Coleman and Kelly were eventually mollified when Ramsey County transit projects were included on MnDOT’s priority list, but attacks from another power center could not be so easily quelled.
Krinkie and Molnau
Opposition in the Republican-dominated House was hardening, and LRT opponents such as Phil Krinkie and Carol Molnau would lead a bitter fight by House Republicans to derail the Hiawatha line. Krinkie and Molnau, backed by House Majority Leader Tim Pawlenty, would continue working to defund LRT even after Ventura’s $60 million request was approved by a House-Senate conference committee later in 1999.
As the federal approval process for the Minnesota transit project moved forward, Krinkie and his band of LRT opponents stepped up their attacks. Saying that he was willing to go to “quite extreme lengths” to stop construction of the transit project, the Shoreview representative filed suit in state court in December, along with nine other Republicans legislators, to block the project. Five months later, Ramsey County District Judge A. James Dickenson threw out the suit, saying that he was not willing to referee “a political dispute” between the governor and the legislator.

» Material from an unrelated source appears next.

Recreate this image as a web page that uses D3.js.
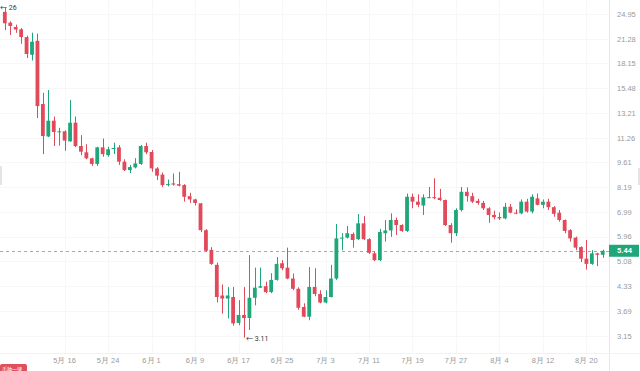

Krinkie and his allies had been turned back in state court, and they made little headway as well at the Federal Transit Administration. Even though Hiawatha LRT was not ranked in the “highest priority” by the federal agency, the Minnesota project received passing marks and the green light to receive the federal construction dollars that Martin Sabo had squirreled away in the federal budget.
When the required 60-day congressional review posed no further roadblocks, Star Tribune reporter Laurie Blake was able to announce on Jan. 14, 2001, that “light rail in the Twin Cities is a done deal.” Met Council Chair Mondale breathed a sigh of relief.

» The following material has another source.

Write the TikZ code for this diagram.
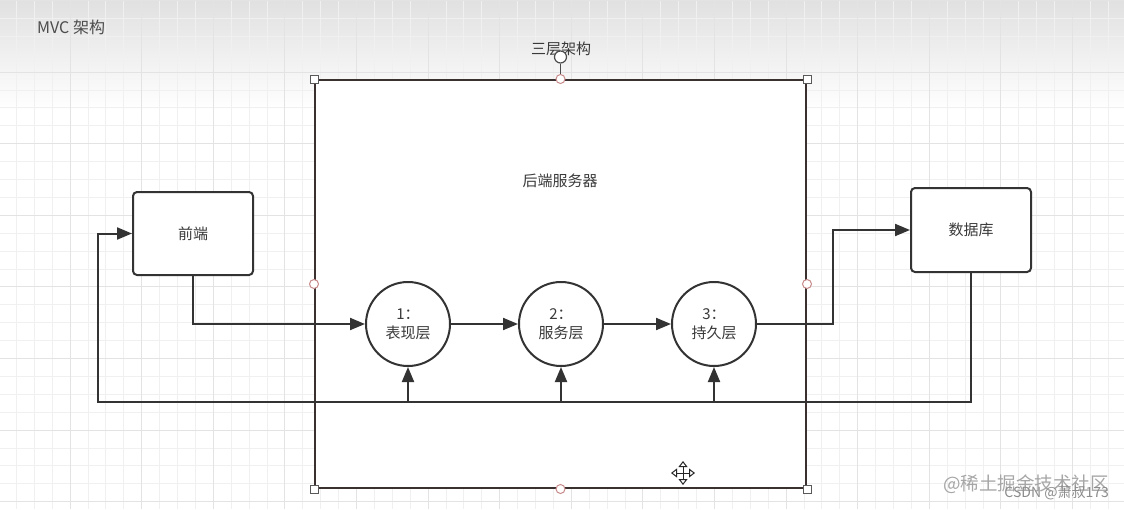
\documentclass[tikz,border=0pt]{standalone}
\usepackage{fontspec}
\setmainfont{Noto Sans CJK SC}
\usetikzlibrary{arrows.meta}
\definecolor{ink}{HTML}{333333}
\definecolor{txt}{HTML}{3A3A3A}
\definecolor{frame}{HTML}{3A3030}
\definecolor{hpink}{HTML}{C88A8A}
\tikzset{
  minorgrid/.style={draw=black!6, line width=0.8pt},
  majorgrid/.style={draw=black!11, line width=1pt},
  box/.style={draw=ink, line width=2pt, fill=white, rounded corners=4pt, minimum width=120pt, minimum height=83pt, inner sep=0pt, text=txt, font=\fontsize{15}{19}\selectfont},
  layer/.style={draw=ink, line width=2pt, fill=white, circle, minimum size=84pt, inner sep=0pt, align=center, text=txt, font=\fontsize{15}{19}\selectfont},
  arr/.style={draw=ink, line width=2pt, -{Triangle[length=15pt,width=12pt]}},
  hsq/.style={draw=black!65, fill=white, line width=1pt, minimum size=8pt, inner sep=0pt},
  hcirc/.style={draw=hpink, fill=white, line width=1pt, circle, minimum size=9pt, inner sep=0pt},
  lbl/.style={text=txt, font=\fontsize{15}{18}\selectfont, inner sep=0pt}
}
\begin{document}
\begin{tikzpicture}[x=1pt,y=-1pt]
\useasboundingbox (0,0) rectangle (1124,509);
\fill[white] (0,0) rectangle (1124,509);
\shade[top color=black!12, bottom color=white] (0,0) rectangle (1124,110);
% grid
\foreach \i in {0,...,63} \draw[minorgrid] ({-1.6+\i*17.9},0) -- ({-1.6+\i*17.9},509);
\foreach \j in {0,...,29} \draw[minorgrid] (0,{0.4+\j*17.9}) -- (1124,{0.4+\j*17.9});
\foreach \i in {0,...,15} \draw[majorgrid] ({70+\i*71.6},0) -- ({70+\i*71.6},509);
\foreach \j in {0,...,7} \draw[majorgrid] (0,{0.4+\j*71.6}) -- (1124,{0.4+\j*71.6});

% title
\node[lbl, anchor=west, text=black!70, font=\fontsize{16}{18}\selectfont] (title) at (37,27) {MVC 架构};

% big server frame
\node[draw=frame, line width=2pt, fill=white, minimum width=491pt, minimum height=408pt, inner sep=0pt] (srv) at (560.5,284) {};
\node[lbl] (grp) at (561,49) {三层架构};
\node[lbl] (srvlbl) at (560,181) {后端服务器};

% boxes
\node[box] (fe) at (193,233.5) {前端};
\node[box, minimum height=84pt] (db) at (971,230) {数据库};

% layers
\node[layer] (l1) at (408,324) {1：\\表现层};
\node[layer] (l2) at (561,324) {2：\\服务层};
\node[layer] (l3) at (714,324) {3：\\持久层};

% connectors
\coordinate (bus) at (98,402);
\coordinate (jog) at (833,324);
\draw[arr] (fe.south) |- (l1.west);
\draw[arr] (l1.east) -- (l2.west);
\draw[arr] (l2.east) -- (l3.west);
\draw[arr] (l3.east) -- (jog) |- (db.west);
\draw[arr] (db.south) |- (bus) |- (fe.west);
\draw[arr] (l1.south |- bus) -- (l1.south);
\draw[arr] (l2.south |- bus) -- (l2.south);
\draw[arr] (l3.south |- bus) -- (l3.south);

% selection handles
\node[hsq] (h1) at (srv.north west) {};
\node[hsq] (h2) at (srv.north east) {};
\node[hsq] (h3) at (srv.south west) {};
\node[hsq] (h4) at (srv.south east) {};
\node[hcirc] (m1) at (srv.north) {};
\node[hcirc] (m2) at (srv.south) {};
\node[hcirc] (m3) at (srv.west) {};
\node[hcirc] (m4) at (srv.east) {};
\node[draw=black!70, fill=white, line width=1.2pt, circle, minimum size=12pt, inner sep=0pt] (rot) at (560.5,57) {};
\draw[black!70, line width=1.2pt] (rot) -- (m1);

% move cursor
\coordinate (mv) at (683,473);
\foreach \a in {0,90,180,270}
  \draw[black!85, line width=1pt, -{Triangle[open,length=6pt,width=9pt]}] (mv) -- ++(\a:12pt);

% watermark
\node[anchor=east, text=black!35, font=\fontsize{18.5}{19}\selectfont, inner sep=0pt] (wm1) at (1109,484) {@稀土掘金技术社区};
\node[anchor=east, text=black!45, font=\fontsize{14}{15}\selectfont, inner sep=0pt] (wm2) at (1109,493) {CSDN @萧叔173};
\end{tikzpicture}
\end{document}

“We were on a critical path timeline for a year and a half,” Mondale reported. “We came within a day of being killed a number of times.”
Later that week, Jesse Ventura told a cheering crowd at a hastily arranged groundbreaking ceremony: “The Hiawatha Line is happening today because the people demanded more transportation choices.” The January 2001 groundbreaking would be one of the few opportunities that Ventura would have to celebrate one of the major achievements of his embattled administration. By the time the Hiawatha LRT opened for business three and half years later, in June 2003, Ventura would no longer be in office.